Looking Ahead to 2025

As the market winds down for Christmas, all eyes are on the year ahead. Analysts predict a small decline in national home values in early 2025 before a potential inflection point in the second half of the year, driven by expected rate cuts.

However, affordability challenges remain significant, with the median affordable purchase price at $507,000 compared to the current national median of $813,000. New housing construction is expected to remain subdued, potentially supporting home values.

Wages growth, easing inflation, and tax cuts may provide some relief to households, creating opportunities for improved buyer and renter demand.
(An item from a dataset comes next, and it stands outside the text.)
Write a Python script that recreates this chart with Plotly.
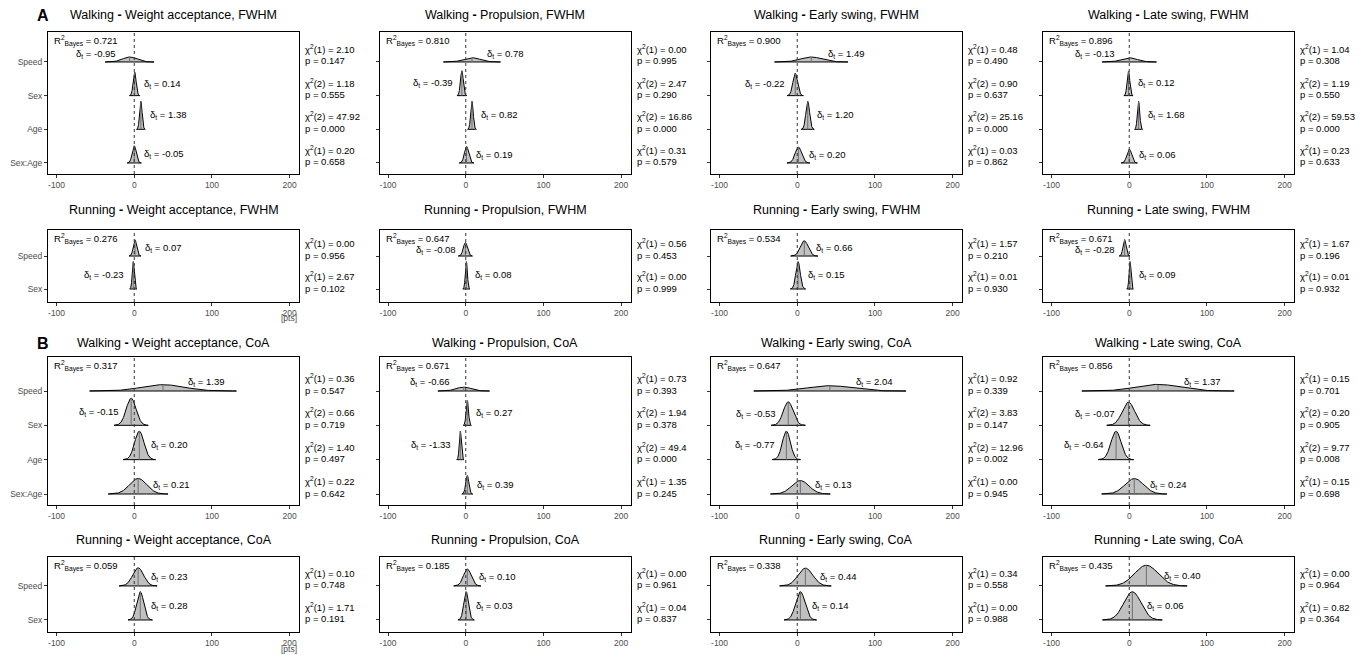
import numpy as np
import plotly.graph_objects as go

# ---------------- data ----------------
phases = ["Weight acceptance", "Propulsion", "Early swing", "Late swing"]
walk_cats = ["Speed", "Sex", "Age", "Sex:Age"]
run_cats = ["Speed", "Sex"]
walk_df = [1, 2, 2, 1]
run_df = [1, 1]

# Walking, FWHM  (per phase: Speed, Sex, Age, Sex:Age)
walk_fwhm_center = [[-6, 0.5, 8.5, 0], [8, -5, 8, 1], [18, -2.6, 13.5, 1.5], [0, -1, 12, 0]]
walk_fwhm_sd = [[9, 1.9, 1.6, 2.6], [10.5, 1.8, 1.6, 2.7], [13.5, 3.0, 2.4, 4.2], [10, 1.7, 1.5, 3.0]]
walk_fwhm_delta = [[-0.95, 0.14, 1.38, -0.05], [0.78, -0.39, 0.82, 0.19],
                   [1.49, -0.22, 1.20, 0.20], [-0.13, 0.12, 1.68, 0.06]]
walk_fwhm_chi = [["2.10", "1.18", "47.92", "0.20"], ["0.00", "2.47", "16.86", "0.31"],
                 ["0.48", "0.90", "25.16", "0.03"], ["1.04", "1.19", "59.53", "0.23"]]
walk_fwhm_p = [["0.147", "0.555", "0.000", "0.658"], ["0.995", "0.290", "0.000", "0.579"],
               ["0.490", "0.637", "0.000", "0.862"], ["0.308", "0.550", "0.000", "0.633"]]
walk_fwhm_r2 = ["0.721", "0.810", "0.900", "0.896"]

# Running, FWHM (Speed, Sex)
run_fwhm_center = [[1, -1.3], [-0.5, 0.8], [9, 1], [-6, 1]]
run_fwhm_sd = [[2.2, 1.3], [2.6, 1.3], [5, 2.8], [2, 1.2]]
run_fwhm_delta = [[0.07, -0.23], [-0.08, 0.08], [0.66, 0.15], [-0.28, 0.09]]
run_fwhm_chi = [["0.00", "2.67"], ["0.56", "0.00"], ["1.57", "0.01"], ["1.67", "0.01"]]
run_fwhm_p = [["0.956", "0.102"], ["0.453", "0.999"], ["0.210", "0.930"], ["0.196", "0.932"]]
run_fwhm_r2 = ["0.276", "0.647", "0.534", "0.671"]

# Walking, CoA
walk_coa_center = [[37, -4, 6.5, 5], [-2.6, 2, -7, 2], [42, -11.6, -14, 4], [37, -1, -17, 6.5]]
walk_coa_sd = [[27, 6.3, 6, 11], [9.5, 1.5, 1.3, 2.0], [28, 6.3, 5.2, 11], [28, 8, 6.5, 12]]
walk_coa_delta = [[1.39, -0.15, 0.20, 0.21], [-0.66, 0.27, -1.33, 0.39],
                  [2.04, -0.53, -0.77, 0.13], [1.37, -0.07, -0.64, 0.24]]
walk_coa_chi = [["0.36", "0.66", "1.40", "0.22"], ["0.73", "1.94", "49.4", "1.35"],
                ["0.92", "3.83", "12.96", "0.00"], ["0.15", "0.20", "9.77", "0.15"]]
walk_coa_p = [["0.547", "0.719", "0.497", "0.642"], ["0.393", "0.378", "0.000", "0.245"],
              ["0.339", "0.147", "0.002", "0.945"], ["0.701", "0.905", "0.008", "0.698"]]
walk_coa_r2 = ["0.317", "0.671", "0.647", "0.856"]

# Running, CoA
run_coa_center = [[5, 7.7], [2, 0.5], [10.5, 4], [22, 4]]
run_coa_sd = [[7, 4.5], [5, 3], [9.5, 6], [15, 11]]
run_coa_delta = [[0.23, 0.28], [0.10, 0.03], [0.44, 0.14], [0.40, 0.06]]
run_coa_chi = [["0.10", "1.71"], ["0.00", "0.04"], ["0.34", "0.00"], ["0.00", "0.82"]]
run_coa_p = [["0.748", "0.191"], ["0.961", "0.837"], ["0.558", "0.988"], ["0.964", "0.364"]]
run_coa_r2 = ["0.059", "0.185", "0.338", "0.435"]

x_ticks = [-100, 0, 100, 200]

# ---------------- layout geometry ----------------
W, H = 1367, 655
FONT = "Liberation Sans, Arial, sans-serif"
col_left = [48, 379.5, 711, 1043]
col_w = 251
row_top = [32, 230, 357, 557]
row_bot = [174, 302, 505, 632]
row_yrange = [[0.673, 4.89], [0.606, 2.79], [0.68, 4.99], [0.647, 2.85]]
title_y = [15, 210, 343, 540]
xrange = [-111, 212]
px_per_x = col_w / (xrange[1] - xrange[0])

rows = [
    ("Walking", "FWHM", walk_cats, walk_df, walk_fwhm_center, walk_fwhm_sd, walk_fwhm_delta,
     walk_fwhm_chi, walk_fwhm_p, walk_fwhm_r2),
    ("Running", "FWHM", run_cats, run_df, run_fwhm_center, run_fwhm_sd, run_fwhm_delta,
     run_fwhm_chi, run_fwhm_p, run_fwhm_r2),
    ("Walking", "CoA", walk_cats, walk_df, walk_coa_center, walk_coa_sd, walk_coa_delta,
     walk_coa_chi, walk_coa_p, walk_coa_r2),
    ("Running", "CoA", run_cats, run_df, run_coa_center, run_coa_sd, run_coa_delta,
     run_coa_chi, run_coa_p, run_coa_r2),
]

fig = go.Figure()
annotations = []
shapes = []
layout_axes = {}
HMAX = 0.83
TXT = 9.5

k = 0
for r, (gait, measure, cats, dfs, centers, sds, deltas, chis, ps, r2s) in enumerate(rows):
    n = len(cats)
    px_per_y = (row_bot[r] - row_top[r]) / (row_yrange[r][1] - row_yrange[r][0])
    r2_right = xrange[0] + 70 / px_per_x          # right end of the R2 text, data units
    label_cap = row_yrange[r][1] - 20 / px_per_y  # highest label centre below the R2 text
    for c in range(4):
        k += 1
        xa = "x" if k == 1 else f"x{k}"
        ya = "y" if k == 1 else f"y{k}"
        xname = "xaxis" if k == 1 else f"xaxis{k}"
        yname = "yaxis" if k == 1 else f"yaxis{k}"
        cen, sd, dl = centers[c], sds[c], deltas[c]
        min_sd = min(sd)
        for i in range(n):
            base = n - i
            h = HMAX * min_sd / sd[i]
            xs = np.linspace(cen[i] - 3.5 * sd[i], cen[i] + 3.5 * sd[i], 200)
            ys = base + h * np.exp(-0.5 * ((xs - cen[i]) / sd[i]) ** 2)
            px = np.concatenate([xs, xs[::-1]])
            py = np.concatenate([ys, np.full(len(xs), base)])
            fig.add_trace(go.Scatter(x=px, y=py, xaxis=xa, yaxis=ya, mode="lines",
                                     fill="toself", fillcolor="#C0C0C0",
                                     line=dict(color="black", width=1),
                                     hoverinfo="skip", showlegend=False))
            fig.add_trace(go.Scatter(x=[cen[i], cen[i]], y=[base, base + h], xaxis=xa, yaxis=ya,
                                     mode="lines", line=dict(color="#6E6E6E", width=1),
                                     hoverinfo="skip", showlegend=False))
            side = -1 if dl[i] < -0.06 else 1
            lx = cen[i] + side * (8 + 0.8 * sd[i])
            ly = base + max(0.5 * h, 0.25)
            left_end = lx - 42 / px_per_x if side < 0 else lx
            if left_end < r2_right:
                ly = min(ly, label_cap)
            annotations.append(dict(x=lx, y=ly, xref=xa, yref=ya,
                                    text=f"δ<sub>t</sub> = {dl[i]:.2f}", showarrow=False,
                                    xanchor="left" if side > 0 else "right", yanchor="middle",
                                    font=dict(family=FONT, size=TXT, color="black")))
            # chi-square and p
            annotations.append(dict(x=1, y=base, xref=f"{xa} domain", yref=ya,
                                    text=f"χ<sup>2</sup>({dfs[i]}) = {chis[c][i]}",
                                    showarrow=False, xanchor="left", yanchor="middle",
                                    xshift=4, yshift=13,
                                    font=dict(family=FONT, size=TXT, color="black")))
            annotations.append(dict(x=1, y=base, xref=f"{xa} domain", yref=ya,
                                    text=f"p = {ps[c][i]}",
                                    showarrow=False, xanchor="left", yanchor="middle",
                                    xshift=4, yshift=1,
                                    font=dict(family=FONT, size=TXT, color="black")))
        # R2
        annotations.append(dict(x=0, y=1, xref=f"{xa} domain", yref=f"{ya} domain",
                                text=f"R<sup>2</sup><sub>Bayes</sub> = {r2s[c]}", showarrow=False,
                                xanchor="left", yanchor="top", xshift=4, yshift=0,
                                font=dict(family=FONT, size=TXT, color="black")))
        # title
        annotations.append(dict(x=(col_left[c] + col_w / 2) / W, y=1 - title_y[r] / H,
                                xref="paper", yref="paper",
                                text=f"{gait} <b>-</b> {phases[c]}, {measure}", showarrow=False,
                                xanchor="center", yanchor="middle",
                                font=dict(family=FONT, size=12.5, color="black")))
        # zero line
        shapes.append(dict(type="line", x0=0, x1=0, y0=0, y1=1, xref=xa, yref=f"{ya} domain",
                           line=dict(color="#333333", width=1, dash="3px,3px"), layer="above"))
        layout_axes[xname] = dict(
            domain=[col_left[c] / W, (col_left[c] + col_w) / W], anchor=ya,
            range=xrange, tickvals=x_ticks, ticktext=[str(t) for t in x_ticks],
            ticks="outside", ticklen=3, tickcolor="#333333", tickwidth=1,
            tickfont=dict(family=FONT, size=8.5, color="#4D4D4D"),
            showline=True, mirror=True, linecolor="black", linewidth=1,
            showgrid=False, zeroline=False, fixedrange=True)
        layout_axes[yname] = dict(
            domain=[1 - row_bot[r] / H, 1 - row_top[r] / H], anchor=xa,
            range=row_yrange[r], tickvals=[n - i for i in range(n)],
            ticktext=cats, showticklabels=(c == 0),
            ticks="outside", ticklen=3, tickcolor="#333333", tickwidth=1,
            tickfont=dict(family=FONT, size=8.5, color="#4D4D4D"),
            showline=True, mirror=True, linecolor="black", linewidth=1,
            showgrid=False, zeroline=False, fixedrange=True)

# panel letters
for lab, yy in (("A", 15), ("B", 343)):
    annotations.append(dict(x=35 / W, y=1 - yy / H, xref="paper", yref="paper", text=f"<b>{lab}</b>",
                            showarrow=False, xanchor="left", yanchor="middle",
                            font=dict(family=FONT, size=16, color="black")))
# units
for yy in (318, 649):
    annotations.append(dict(x=299 / W, y=1 - yy / H, xref="paper", yref="paper", text="[pts]",
                            showarrow=False, xanchor="right", yanchor="middle",
                            font=dict(family=FONT, size=8.5, color="#4D4D4D")))

fig.update_layout(width=W, height=H, margin=dict(l=0, r=0, t=0, b=0),
                  paper_bgcolor="white", plot_bgcolor="white",
                  annotations=annotations, shapes=shapes, showlegend=False,
                  **layout_axes)
fig.write_html("out.html")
That said, considerable diversity in market performance across regions will persist, with Perth and Adelaide potentially easing, while Melbourne and Hobart could see slight value increases.

Festive Season Wrap-Up

This year’s property market showed resilience amid challenges, driven by a mix of demand shifts and economic adjustments. With auction activity now tapering off, the market looks forward to recharging during the festive break, resuming in late January with renewed momentum.

We wish you a happy holiday season and look forward to bringing you more updates in the new year!

Transcript

Hey everyone, Leanne Pilkington with you. The real estate wrap the week ending the 15th of December. This week, this weekend we had 816 properties gone for auction preliminary clearance rate of 63%. Last week, 927 properties had a final clearance rate of 54.8%. You might remember last week was the lowest preliminary clearance rate I had seen all year. Same weekend last year, 935 properties at 55.6% clearance rate. On the Central Coast

we had 44 at 53%, the Blue Mountains, 37 at 62.1%, Newcastle at 35 properties and 75% clearance, and Illawarra 32 at 67%. Our highest clearance rate across Sydney, 77.3% at for Baulkhams Hills and Hawkesbury, the Inner west and the Northern Beaches were both better than 70% as well Our lowest at 65.1%, was North Sydney and Hornsby.

Hope you are all having a wonderful week and enjoy an incredible Christmas break, and I will see you in the New year. Take care.